Reserve Your Spot Here

 

Grief Tending Circle with Joanna Laws Landis & Will Rogers – Tuesday, November 16th // 12-3pm PST / 3-6pm EST on Zoom

Click here to convert to your time zone.

We’ll email a link to the Zoom meeting 2-3 hours before the event on Tuesday to those who have registered. Please set aside 5-10 minutes before the call to get centered and work out any technical issues. We’ll begin together promptly at 12pm PST / 3pm EST.

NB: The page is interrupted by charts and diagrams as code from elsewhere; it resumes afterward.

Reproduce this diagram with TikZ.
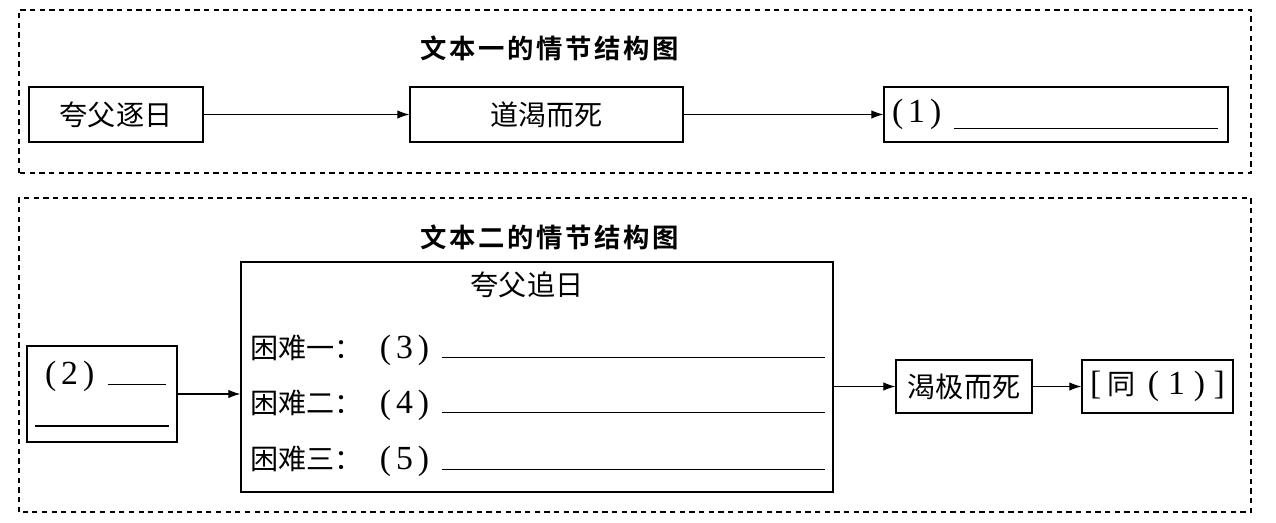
\documentclass[tikz,border=0pt]{standalone}
\usepackage{fontspec}
\usetikzlibrary{arrows.meta}
\setmainfont{Noto Sans CJK SC}
\newfontfamily\numfont{Liberation Serif}[Scale=1.2]
\newfontfamily\headfont{Noto Sans CJK SC Bold}[LetterSpace=10]
\newcommand{\numlabel}[1]{{\numfont(\hspace{0.1cm}#1\hspace{0.1cm})}}
\newcommand{\blankline}[2][0pt]{\rule[#1]{#2}{0.6pt}}

\begin{document}
\begin{tikzpicture}[
  block/.style={rectangle, draw, thick, minimum height=1.1cm, inner sep=0.16cm},
  dashframe/.style={draw, dash pattern=on 3pt off 2.5pt, line width=0.6pt},
  headline/.style={font=\headfont\fontsize{15}{17}\selectfont},
  hardrow/.style={anchor=west, inner sep=0pt},
  link/.style={-{Latex[length=2.4mm,width=1.7mm]}, semithick},
  font=\fontsize{16}{18}\selectfont
]
\useasboundingbox (0,0) rectangle (25.52,10.44);

% text one
\draw[dashframe] (0.38,6.98) rectangle (25.02,10.24);
\node[headline] (head1) at (11.0,9.48) {文本一的情节结构图};
\node[block, minimum width=3.48cm] (chase1) at (2.32,8.15) {夸父逐日};
\node[block, minimum width=5.46cm, right of=chase1, node distance=8.61cm] (thirst1) {道渴而死};
\node[block, text width=6.56cm, align=left, right of=thirst1, node distance=10.19cm] (end1)
  {\numlabel{1}\hspace{0.26cm}\blankline[-0.12cm]{5.28cm}};

\draw[link] (chase1) -- (thirst1);
\draw[link] (thirst1) -- (end1);

% text two
\draw[dashframe] (0.38,0.20) rectangle (25.02,6.48);
\node[headline] (head2) at (11.0,5.70) {文本二的情节结构图};
\node[block, minimum width=3.0cm, minimum height=1.92cm, text width=2.68cm, align=left] (start) at (2.04,2.56)
  {\hspace*{0.2cm}\numlabel{2}\hspace{0.28cm}\blankline{1.16cm}\\[0.2cm]\blankline{2.68cm}};
\node[block, minimum width=11.84cm, minimum height=4.6cm] (chase2) at (10.74,2.90) {};
\node (chasehead) at (10.54,4.74) {夸父追日};
\node[hardrow] (hard1) at (5.00,3.44) {困难一：\hspace{0.34cm}\numlabel{3}\hspace{0.26cm}\blankline{7.66cm}};
\node[hardrow] (hard2) at (5.00,2.34) {困难二：\hspace{0.34cm}\numlabel{4}\hspace{0.26cm}\blankline{7.66cm}};
\node[hardrow] (hard3) at (5.00,1.21) {困难三：\hspace{0.34cm}\numlabel{5}\hspace{0.26cm}\blankline{7.66cm}};
\node[block, minimum width=2.72cm, minimum height=1.06cm] (thirst2) at (19.28,2.71) {渴极而死};
\node[block, minimum width=3.02cm, minimum height=1.06cm, right of=thirst2, node distance=3.87cm] (same)
  {{\numfont[}\hspace{0.12cm}同\hspace{0.25cm}{\numfont(\hspace{0.18cm}1\hspace{0.18cm})}\hspace{0.17cm}{\numfont]}};

\draw[link] (start.east) -- (start.east -| chase2.west);
\draw[link] (thirst2.west -| chase2.east) -- (thirst2.west);
\draw[link] (thirst2) -- (same);
\end{tikzpicture}
\end{document}
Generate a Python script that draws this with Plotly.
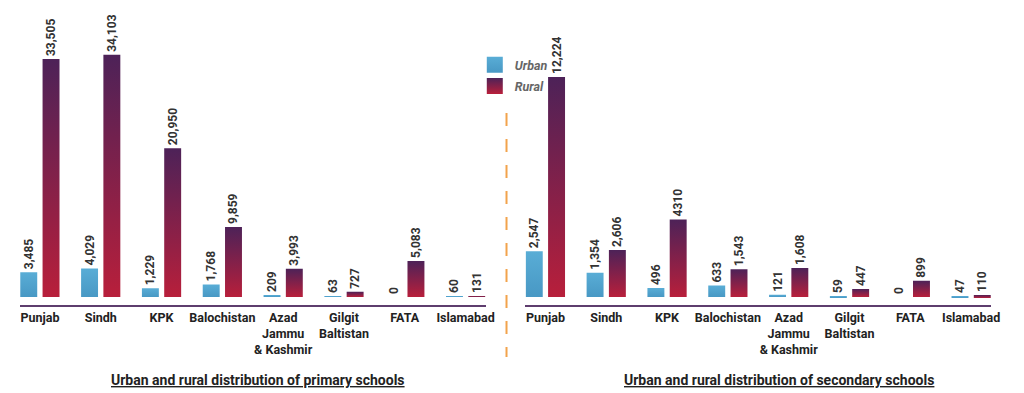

If tickets are sold out and you would like to be added to the waitlist, or if for any reason you are unable to attend after reserving a ticket and would like to make it available for someone else, please reply here or email Will at willrogers888@gmail.com. **Don’t hesitate to reach out if you are interested, spots often become available.

 

**Both Joanna (white cisgendered woman) and Will (white-passing bi-racial man, both white and Japanese) are committed to anti-racism and undoing white supremacy both personally and systemically. We believe deeply in the healing and transformative power of grieving in community, and in grief’s essential role in this needed dismantling. We welcome folks of all identities to join our grief tending circles, while also recognizing the limitations inherent in our particular life experiences. We are committed to listening, learning, and unlearning. May we grieve the legacy of white supremacy together. May our collective grief cry serve towards the liberation of all beings.

 

May you find ways of keeping your grief moving my friends. And seriously, reach out if you need to go to the river to grieve with me. 


Beth, your grief friend. 

 


These are still grief-full times. Apply compassion and curiosity and keep grief moving. Be kind to yourself and all others-human and non-human. And remember to grieve well, so we can be well.